While this deal doesn’t include any formal co-development partnership rights to Japan-based Astellas, Cambridge, MA-based Genzyme, or the third corporate investor, it does give these firms an up-close look at the technology as it is evolving, Wolchko says. Each of the three companies has strategic interests in stem cells, he adds, noting that Astellas is a leader in immunosuppressive drugs that are used in adult stem cell transplants, and Genzyme markets a product for mobilizing blood-forming stem cells so they can be effectively transplanted for cancer patients.
This latest round of financing gives Fate at least two years of operating capital in the bank, without factoring in any federal research grants or payments from pharmaceutical partners that it may receive in the future, Wolchko says. But even as its financial position gets stronger, the company is still going to watch its spending carefully. It has about 35 employees, and will look to hire just 8 to 10 more people over the next six months, in key scientific positions, Wolchko says. “We’re not going to double the size of the company,” he says.
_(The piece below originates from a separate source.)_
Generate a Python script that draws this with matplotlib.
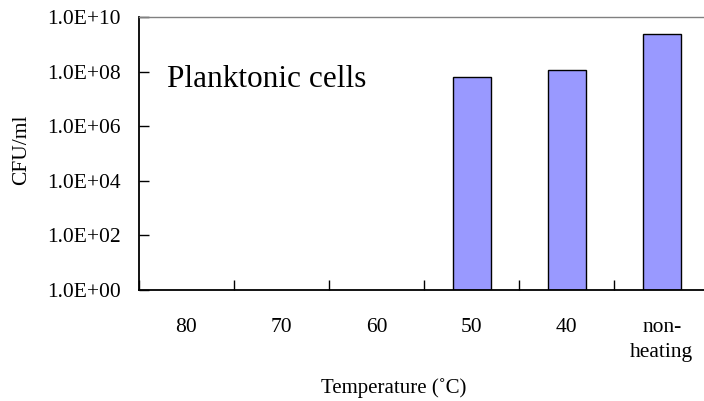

By conserving cash like this, Fate hopes to be in a strong bargaining position with potential partners, and in a position to make a bigger contribution to a new collaboration than it otherwise would be with less resources, Wolchko says.
So what does Fate hope to accomplish in the coming year? The company is looking to complete enrollment in the initial clinical trial of FT-1050 by next spring, Wolchko says. It’s possible that if things go well in that study, Fate could begin a pivotal clinical trial as soon as the second half of 2010, he says.
The company has dropped a lot of hints that it could entice a pharmaceutical company to help support the emerging technology for making induced pluripotent stem cells, although Wolchko avoided making any specific promises when we spoke Friday. In a profile I did back in September, Fate spokeswoman Jessica Yingling cited one of Fate’s scientific co-founders, MIT biologist Rudolf Jaenisch, on the rationale for why a Big Pharma should open up its checkbook:
“You can wait for it all to be figured out and miss the boat, or you can work on it now and help shape it,” Yingling said. She added, “We’re talking to everyone.”
The field is still in its earliest, nascent days, Fate acknowledges. Lots of scientific questions still need to be answered. One biggie is whether the induced cells really have embryonic-like properties in their ability to become any type of cell. Another is whether the induced pluripotent stem cells can in fact be differentiated to produce certain cell types of interest—like heart cells or neurons—that are the same as those made in nature. And can it all be reproduced at truly cost-effective industrial scale?
That will all take time and a lot of cash to answer. By raising this $30 million, Fate has bought itself a lot more time to show it can create something valuable with its stem cell technology. “Money is the lifeblood of a biotech company, and this really allows us to push forward,” Wolchko says.